Compostable packaging. Two words that, for much of 2010, brought cringes to the faces of American packaging designers. Why? We all know what a disaster the first Sunchips compostable packaging launch was, at least in the U.S. It was the first high-profile mainstream effort to do so, and consumers crumpled it quickly because of the high decibel bag. Thankfully, Frito Lay didn’t just call it quits, but instead came back fighting with a newly quieter bag, cautiously being rolled out now.
But let’s say that issue gets fixed and other mainstream brands find their courage to go the compostable or biodegradable route, too. There’s a larger problem here which, with for all the showboating about what a silver bullet for CPG these options are, needs to be addressed: It’s a pain in the ass to actually get this supposedly compostable packaging to actually compost!
You and I both know this: Unless you happen to have professional level facilities or be the most skilled backyard composter in four states, you simply won’t get the results that people are expecting to happen. And these unmet expectations will lead to a deeper, less vocally expressed disaffection for green products that’s more difficult to address.
So what can be done?
One option as I see it is to develop curbside compostables collection by all municipalities. Make it as normal as putting your recyclables in the blue bin. Or if that’s not looking feasible under the current infrastructure where you are, have a private company do it in tandem with the current recycling/waste collection.
Yes, it did in part involve phasing in a law that it’s mandatory that all compostables get put in the green bin, which may or may not fly in other places. But what we’d all do well to learn from is how San Francisco has monetized the composting. They’ve made it a desirable, locally sourced material for farmers, gardeners and the increasing number of restaurants that grow their own food and can now further tout their local credentials. Finding customers for compost is much easier than the intricate web of suppliers and buyers of recyclable materials.
There’s another solution:
You may not know it, but TerraCycle started business making worm compost based gardening products. So yeah, we know a thing or two about composting! With our well established packaging collection Brigades, we could just as easily begin collecting your company’s compostable packaging.
This does two things:
It bypasses additional cost to local municipalities to start composting programs for the increasing number of compostable packaging options, and you avert consumer frustration with their home efforts lack of success. More gets successfully composted, and Brigade participants get paid per piece collected, benefitting a place of their choice: their school, community group or a favorite charity/NGO.
Or do we need to think beyond composting?

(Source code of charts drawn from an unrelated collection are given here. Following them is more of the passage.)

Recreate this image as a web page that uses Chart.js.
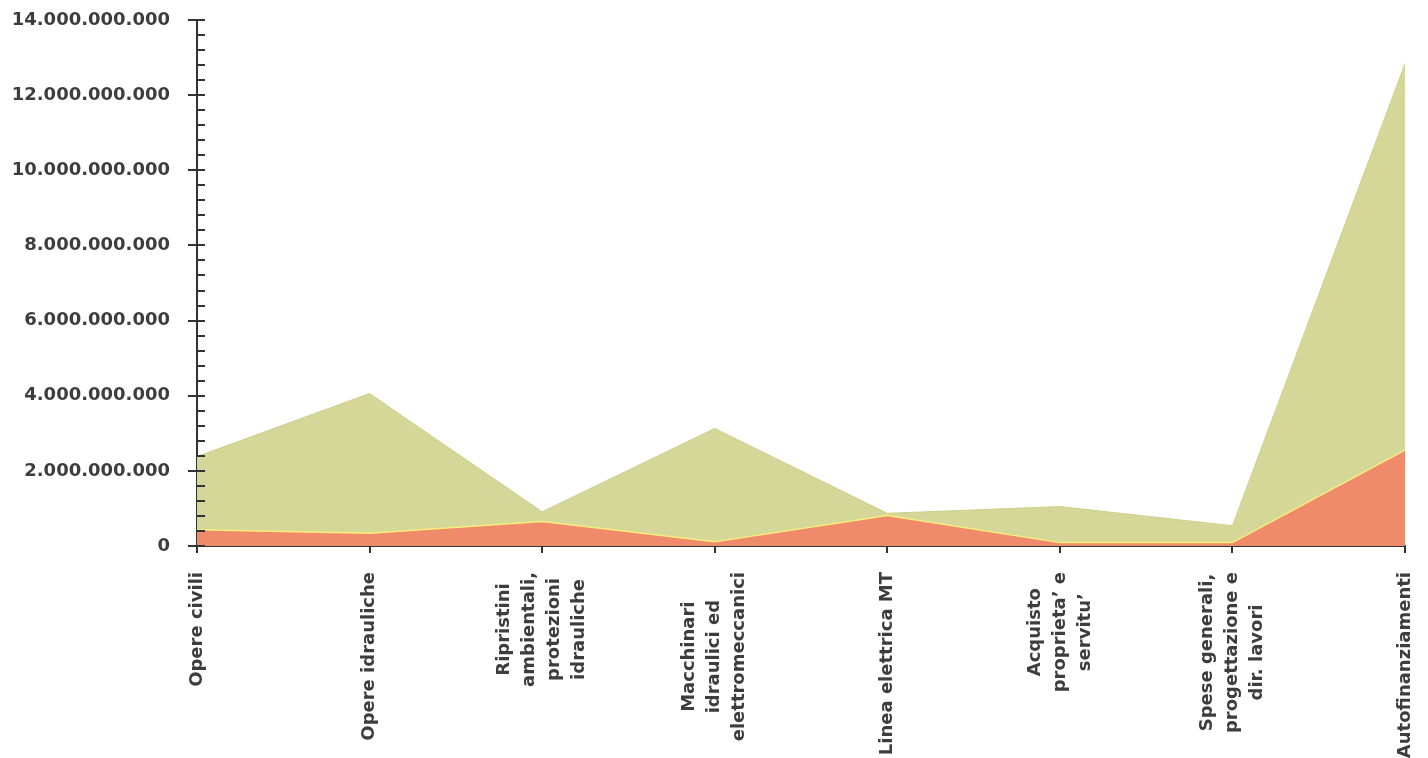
<!DOCTYPE html>
<html>
<head>
<meta charset="utf-8">
<script src="https://cdn.jsdelivr.net/npm/chart.js@4.4.1/dist/chart.umd.min.js"></script>
<style>
  html, body { margin: 0; padding: 0; background: #fff; }
  #wrap { width: 1428px; height: 758px; position: relative; }
</style>
</head>
<body>
<div id="wrap"><canvas id="costi"></canvas></div>
<script>
var categorie = [
  ["Opere civili"],
  ["Opere idrauliche"],
  ["Ripristini", "ambientali,", "protezioni", "idrauliche"],
  ["Macchinari", "idraulici ed", "elettromeccanici"],
  ["Linea elettrica MT"],
  ["Acquisto", "proprieta\u2019 e", "servitu\u2019"],
  ["Spese generali,", "progettazione e", "dir. lavori"],
  ["Autofinanziamenti"]
];
var importoTotale = [2380000000, 4060000000, 910000000, 3130000000, 870000000, 1050000000, 540000000, 12840000000];
var importoQuota = [430000000, 340000000, 650000000, 110000000, 810000000, 90000000, 90000000, 2550000000];
var yMax = 14000000000;
var yPasso = 2000000000;
var yPassoMinore = 400000000;

var colTesto = '#3d3d3d';
var colAsse = '#333333';
var fontLabel = 'bold 18px "DejaVu Sans"';

function puntini(v) {
  return String(Math.round(v)).replace(/\B(?=(\d{3})+(?!\d))/g, '.');
}

// tacche dell'asse y (principali e secondarie) + etichette categorie centrate e ruotate
var asseExtra = {
  id: 'asseExtra',
  afterDraw: function (chart) {
    var ctx = chart.ctx;
    var ys = chart.scales.y, xs = chart.scales.x;
    var x0 = chart.chartArea.left;
    ctx.save();
    ctx.strokeStyle = colAsse;
    ctx.lineWidth = 2;
    var n = Math.round(yMax / yPassoMinore);
    for (var i = 0; i <= n; i++) {
      var v = i * yPassoMinore;
      var py = Math.round(ys.getPixelForValue(v));
      var major = (v % yPasso) === 0;
      ctx.beginPath();
      ctx.moveTo(major ? x0 - 9 : x0 - 1, py);
      ctx.lineTo(x0 + 8, py);
      ctx.stroke();
    }
    ctx.font = fontLabel;
    ctx.fillStyle = colTesto;
    ctx.textAlign = 'center';
    ctx.textBaseline = 'middle';
    var top = chart.chartArea.bottom + 26;
    var lineH = 25;
    categorie.forEach(function (righe, idx) {
      var px = xs.getPixelForTick(idx);
      var w = 0;
      righe.forEach(function (r) { w = Math.max(w, ctx.measureText(r).width); });
      ctx.save();
      ctx.translate(px, top);
      ctx.rotate(-Math.PI / 2);
      righe.forEach(function (r, k) {
        ctx.fillText(r, -w / 2, (k - (righe.length - 1) / 2) * lineH);
      });
      ctx.restore();
    });
    ctx.restore();
  }
};

function senzaPadding(s) {
  s.paddingTop = 0;
  s.paddingBottom = 0;
  s.paddingLeft = 0;
  s.paddingRight = 0;
}

var ctx = document.getElementById('costi').getContext('2d');
var grafico = new Chart(ctx, {
  type: 'line',
  data: {
    labels: categorie,
    datasets: [{
      label: 'Quota',
      data: importoQuota,
      fill: 'origin',
      backgroundColor: 'rgb(239,138,106)',
      borderColor: 'rgb(248,238,125)',
      borderWidth: 1.5,
      pointRadius: 0,
      tension: 0
    }, {
      label: 'Totale',
      data: importoTotale,
      fill: 'origin',
      backgroundColor: 'rgb(213,215,153)',
      borderColor: 'rgb(205,208,140)',
      borderWidth: 1,
      pointRadius: 0,
      tension: 0
    }]
  },
  options: {
    responsive: true,
    maintainAspectRatio: false,
    animation: false,
    layout: { padding: { top: 20, right: 23, left: 0, bottom: 0 } },
    plugins: { legend: { display: false }, tooltip: { enabled: false } },
    scales: {
      x: {
        offset: false,
        afterFit: function (s) { s.height = 212; senzaPadding(s); },
        border: { display: true, color: colAsse, width: 2 },
        grid: { display: true, drawOnChartArea: false, drawTicks: true, tickLength: 7, color: colAsse, lineWidth: 2 },
        ticks: { display: false }
      },
      y: {
        min: 0,
        max: yMax,
        afterFit: function (s) { s.width = 197; senzaPadding(s); },
        border: { display: true, color: colAsse, width: 2 },
        grid: { display: true, drawOnChartArea: false, drawTicks: false },
        ticks: {
          stepSize: yPasso,
          padding: 27,
          color: colTesto,
          font: { family: 'DejaVu Sans', size: 18, weight: 'bold' },
          callback: function (v) { return puntini(v); }
        }
      }
    }
  },
  plugins: [asseExtra]
});
</script>
</body>
</html>
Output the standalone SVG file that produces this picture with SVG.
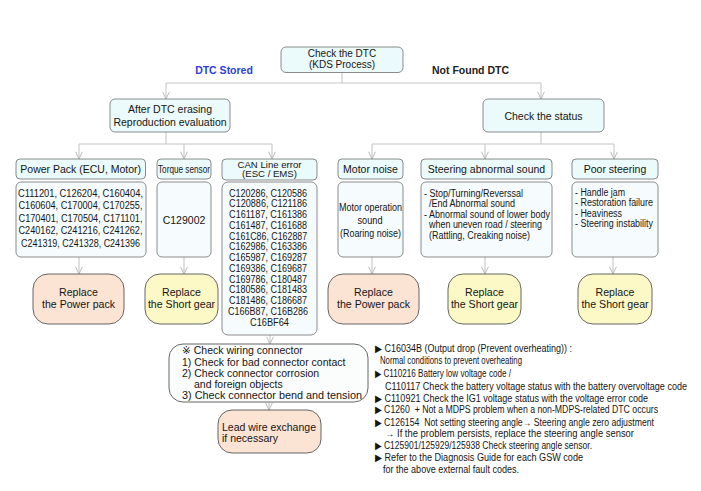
<svg xmlns="http://www.w3.org/2000/svg" width="701" height="491" viewBox="0 0 701 491">
<style>
text{font-family:"Liberation Sans",Arial,"DejaVu Sans",sans-serif;fill:#151515}
.t10{font-size:10px}.t105{font-size:10.5px}.t11{font-size:11px}.rp{font-size:10.6px}
.c{text-anchor:middle}
.box{fill:#ebfafa;stroke:#6e6e6e;stroke-width:0.8}
.body{fill:#f6fcfd;stroke:#6e6e6e;stroke-width:0.8}
.peach{fill:#fce4d5;stroke:#555;stroke-width:0.9}
.yel{fill:#fcf9c6;stroke:#555;stroke-width:0.9}
.wire{fill:#fbfdfd;stroke:#555;stroke-width:0.9}
.ln{fill:none;stroke:#c6c6c6;stroke-width:1.1}
.ar{fill:none;stroke:#c6c6c6;stroke-width:1.1;marker-end:url(#v)}
</style>
<defs>
<marker id="v" viewBox="0 0 10 10" refX="10" refY="5" markerWidth="8" markerHeight="8" markerUnits="userSpaceOnUse" orient="auto">
<path d="M1,0.8 L10,5 L1,9.2" fill="none" stroke="#b8b8b8" stroke-width="1.2"/>
</marker>
</defs>
<rect width="701" height="491" fill="#fff"/>

<g id="connectors">
<path class="ln" d="M342,72 V83 M166,83 H541"/>
<path class="ar" d="M166,83 V99"/>
<path class="ar" d="M541,83 V99"/>
<path class="ln" d="M166,132 V144 M79,144 H272"/>
<path class="ar" d="M79,144 V159"/>
<path class="ar" d="M184,144 V159"/>
<path class="ar" d="M272,144 V159"/>
<path class="ln" d="M541,132 V144 M372,144 H614"/>
<path class="ar" d="M372,144 V159"/>
<path class="ar" d="M485,144 V159"/>
<path class="ar" d="M614,144 V159"/>
<path class="ar" d="M79,257 V274"/>
<path class="ar" d="M184,257 V274"/>
<path class="ar" d="M372,257 V274"/>
<path class="ar" d="M485,257 V274"/>
<path class="ar" d="M613,257 V274"/>
<path class="ar" d="M270,335 V344"/>
<path class="ar" d="M269,402 V410"/>
</g>

<g id="labels">
<text x="224" y="73.7" class="t105 c" style="font-weight:bold;fill:#2b3fd6">DTC Stored</text>
<text x="470.5" y="73.7" class="t105 c" style="font-weight:bold;fill:#222">Not Found DTC</text>
</g>

<g id="check-dtc">
<rect class="box" x="281" y="47" width="122" height="25.5" rx="5"/>
<text x="342" y="56.5" class="t10 c">Check the DTC</text>
<text x="342" y="67.5" class="t10 c">(KDS Process)</text>
</g>

<g id="after-dtc">
<rect class="box" x="110" y="99" width="120" height="33" rx="5"/>
<text x="170" y="112.7" class="t105 c">After DTC erasing</text>
<text x="170" y="125.7" class="t105 c">Reproduction evaluation</text>
</g>

<g id="check-status">
<rect class="box" x="483" y="99" width="121" height="33" rx="5"/>
<text x="543.5" y="119.7" class="t105 c">Check the status</text>
</g>

<g id="power-pack">
<rect class="box" x="16" y="159" width="129.5" height="20" rx="4"/>
<text x="80.7" y="172.7" class="t105 c">Power Pack (ECU, Motor)</text>
<rect class="body" x="16" y="182" width="130" height="75" rx="5"/>
<text x="80.5" y="196.5" class="t10 c" textLength="125" lengthAdjust="spacingAndGlyphs">C111201, C126204, C160404,</text>
<text x="80.5" y="209" class="t10 c" textLength="124" lengthAdjust="spacingAndGlyphs">C160604, C170004, C170255,</text>
<text x="80.5" y="221.7" class="t10 c" textLength="124" lengthAdjust="spacingAndGlyphs">C170401, C170504, C171101,</text>
<text x="80.5" y="234.4" class="t10 c" textLength="124" lengthAdjust="spacingAndGlyphs">C240162, C241216, C241262,</text>
<text x="80.5" y="247.1" class="t10 c" textLength="119" lengthAdjust="spacingAndGlyphs">C241319, C241328, C241396</text>
</g>

<g id="torque-sensor">
<rect class="box" x="157" y="159" width="54" height="20" rx="4"/>
<text x="158" y="172.7" class="t105" textLength="52" lengthAdjust="spacingAndGlyphs">Torque sensor</text>
<rect class="body" x="157" y="182" width="54" height="75" rx="5"/>
<text x="184" y="223.7" class="t105 c">C129002</text>
</g>

<g id="can-line">
<rect class="box" x="222" y="159" width="95" height="21" rx="4"/>
<text x="269.5" y="167.6" class="c" style="font-size:9.6px">CAN Line error</text>
<text x="269.5" y="177.2" class="c" style="font-size:9.6px">(ESC / EMS)</text>
<rect class="body" x="222" y="182" width="95" height="153" rx="6"/>
<text class="t10 c">
<tspan x="269.5" y="196.5" textLength="78" lengthAdjust="spacingAndGlyphs">C120286, C120586</tspan>
<tspan x="269.5" y="207.2" textLength="78" lengthAdjust="spacingAndGlyphs">C120886, C121186</tspan>
<tspan x="269.5" y="218" textLength="78" lengthAdjust="spacingAndGlyphs">C161187, C161386</tspan>
<tspan x="269.5" y="228.7" textLength="78" lengthAdjust="spacingAndGlyphs">C161487, C161688</tspan>
<tspan x="269.5" y="239.5" textLength="78" lengthAdjust="spacingAndGlyphs">C161C86, C162887</tspan>
<tspan x="269.5" y="250.2" textLength="78" lengthAdjust="spacingAndGlyphs">C162986, C163386</tspan>
<tspan x="269.5" y="261" textLength="78" lengthAdjust="spacingAndGlyphs">C165987, C169287</tspan>
<tspan x="269.5" y="271.7" textLength="78" lengthAdjust="spacingAndGlyphs">C169386, C169687</tspan>
<tspan x="269.5" y="282.5" textLength="78" lengthAdjust="spacingAndGlyphs">C169786, C180487</tspan>
<tspan x="269.5" y="293.2" textLength="78" lengthAdjust="spacingAndGlyphs">C180586, C181483</tspan>
<tspan x="269.5" y="304" textLength="78" lengthAdjust="spacingAndGlyphs">C181486, C186687</tspan>
<tspan x="269.5" y="314.7" textLength="80" lengthAdjust="spacingAndGlyphs">C166B87, C16B286</tspan>
<tspan x="269.5" y="325.5" textLength="39" lengthAdjust="spacingAndGlyphs">C16BF64</tspan>
</text>
</g>

<g id="motor-noise">
<rect class="box" x="338" y="159" width="65" height="20" rx="4"/>
<text x="370.5" y="172.7" class="t105 c">Motor noise</text>
<rect class="body" x="338" y="182" width="65" height="75" rx="5"/>
<text x="370.5" y="210.5" class="t10 c" textLength="63" lengthAdjust="spacingAndGlyphs">Motor operation</text>
<text x="370" y="223.5" class="t10 c" textLength="25" lengthAdjust="spacingAndGlyphs">sound</text>
<text x="370.5" y="236.5" class="t10 c" textLength="61" lengthAdjust="spacingAndGlyphs">(Roaring noise)</text>
</g>

<g id="steering-sound">
<rect class="box" x="421" y="159" width="131" height="20" rx="4"/>
<text x="486.5" y="172.7" class="t105 c">Steering abnormal sound</text>
<rect class="body" x="421" y="182" width="131" height="75" rx="5"/>
<text x="424" y="196.5" class="t10" textLength="99" lengthAdjust="spacingAndGlyphs">- Stop/Turning/Reverssal</text>
<text x="429" y="207.1" class="t10" textLength="86" lengthAdjust="spacingAndGlyphs">/End Abnormal sound</text>
<text x="424" y="217.7" class="t10" textLength="126" lengthAdjust="spacingAndGlyphs">- Abnormal sound of lower body</text>
<text x="429" y="228.3" class="t10" textLength="113" lengthAdjust="spacingAndGlyphs">when uneven road / steering</text>
<text x="429" y="238.9" class="t10" textLength="101" lengthAdjust="spacingAndGlyphs">(Rattling, Creaking noise)</text>
</g>

<g id="poor-steering">
<rect class="box" x="572" y="159" width="86" height="20" rx="4"/>
<text x="615" y="172.7" class="t105 c">Poor steering</text>
<rect class="body" x="572" y="182" width="86" height="75" rx="5"/>
<text x="575" y="195.5" class="t10" textLength="50" lengthAdjust="spacingAndGlyphs">- Handle jam</text>
<text x="575" y="206" class="t10" textLength="78" lengthAdjust="spacingAndGlyphs">- Restoration failure</text>
<text x="575" y="216.5" class="t10" textLength="47" lengthAdjust="spacingAndGlyphs">- Heaviness</text>
<text x="575" y="227" class="t10" textLength="78" lengthAdjust="spacingAndGlyphs">- Steering instability</text>
</g>

<g id="replace-power-pack-1">
<rect class="peach" x="33" y="274" width="91" height="50" rx="15"/>
<text x="78.5" y="296" class="rp c">Replace</text>
<text x="78.5" y="308" class="rp c">the Power pack</text>
</g>
<g id="replace-short-gear-1">
<rect class="yel" x="145" y="274" width="73" height="50" rx="15"/>
<text x="181.5" y="296" class="rp c">Replace</text>
<text x="181.5" y="308" class="rp c">the Short gear</text>
</g>
<g id="replace-power-pack-2">
<rect class="peach" x="328" y="274" width="91" height="50" rx="15"/>
<text x="373.5" y="296" class="rp c">Replace</text>
<text x="373.5" y="308" class="rp c">the Power pack</text>
</g>
<g id="replace-short-gear-2">
<rect class="yel" x="448" y="274" width="73" height="50" rx="15"/>
<text x="484.5" y="296" class="rp c">Replace</text>
<text x="484.5" y="308" class="rp c">the Short gear</text>
</g>
<g id="replace-short-gear-3">
<rect class="yel" x="578" y="274" width="74" height="50" rx="15"/>
<text x="615" y="296" class="rp c">Replace</text>
<text x="615" y="308" class="rp c">the Short gear</text>
</g>

<g id="wiring-check">
<rect class="wire" x="169" y="344" width="199" height="58" rx="14"/>
<text x="182" y="354" class="t105">※ Check wiring connector</text>
<text x="182" y="365.5" class="t105">1) Check for bad connector contact</text>
<text x="182" y="376.8" class="t105">2) Check connector corrosion</text>
<text x="194" y="388" class="t105">and foreign objects</text>
<text x="182" y="399" class="t105" textLength="180" lengthAdjust="spacingAndGlyphs">3) Check connector bend and tension</text>
</g>

<g id="lead-wire">
<rect class="peach" x="218" y="410" width="103" height="43" rx="14"/>
<text x="222" y="431" class="t105">Lead wire exchange</text>
<text x="222" y="442" class="t105">if necessary</text>
</g>

<g id="notes">
<text x="375" y="351.5" class="t10" textLength="197" lengthAdjust="spacingAndGlyphs">▶ C16034B (Output drop (Prevent overheating)) :</text>
<text x="380" y="363.5" class="t10" textLength="142" lengthAdjust="spacingAndGlyphs">Normal conditions to prevent overheating</text>
<text x="375" y="376.5" class="t10" textLength="136" lengthAdjust="spacingAndGlyphs">▶ C110216 Battery low voltage code /</text>
<text x="385" y="389.5" class="t10" textLength="302" lengthAdjust="spacingAndGlyphs">C110117 Check the battery voltage status with the battery overvoltage code</text>
<text x="375" y="401.5" class="t10" textLength="273" lengthAdjust="spacingAndGlyphs">▶ C110921 Check the IG1 voltage status with the voltage error code</text>
<text x="375" y="412.5" class="t10" textLength="283" lengthAdjust="spacingAndGlyphs" xml:space="preserve">▶ C1260  + Not a MDPS problem when a non-MDPS-related DTC occurs</text>
<text x="375" y="425.5" class="t10" textLength="279" lengthAdjust="spacingAndGlyphs" xml:space="preserve">▶ C126154  Not setting steering angle→ Steering angle zero adjustment</text>
<text x="385" y="436.5" class="t10" textLength="249" lengthAdjust="spacingAndGlyphs">→ If the problem persists, replace the steering angle sensor</text>
<text x="375" y="448.5" class="t10" textLength="217" lengthAdjust="spacingAndGlyphs">▶ C125901/125929/125938 Check steering angle sensor.</text>
<text x="375" y="460.5" class="t10" textLength="208" lengthAdjust="spacingAndGlyphs">▶ Refer to the Diagnosis Guide for each GSW code</text>
<text x="383" y="472.5" class="t10" textLength="136" lengthAdjust="spacingAndGlyphs">for the above external fault codes.</text>
</g>
</svg>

Given that sustainability poster child Portland, Oregon, is just now doing tentative testing of curbside compostables collection, it’s clear that this route is going to take a while. We’re happy to do our part, composting packaging and upcycling it, but we’re only part of the answer here. It’s time for you as packaging designers to take the reins, coming up with options that always, always keeps in mind consumers first, along with applicability to current systems, and acceptance by stores that will stock these items.
Frito Lay is to be applauded for having taken the initiative, bravely stepping forward as the first mass market food product with compostable packaging. The consumer reaction was unfortunate, but it’s proved a learning experience, both for Frito Lay, and all of you out there working on new, greener packing options.
So readers, let’s have it. How can packaging be improved to work better all around? How can we all help composting and the collection of it be as normal and everyday as recycling has become?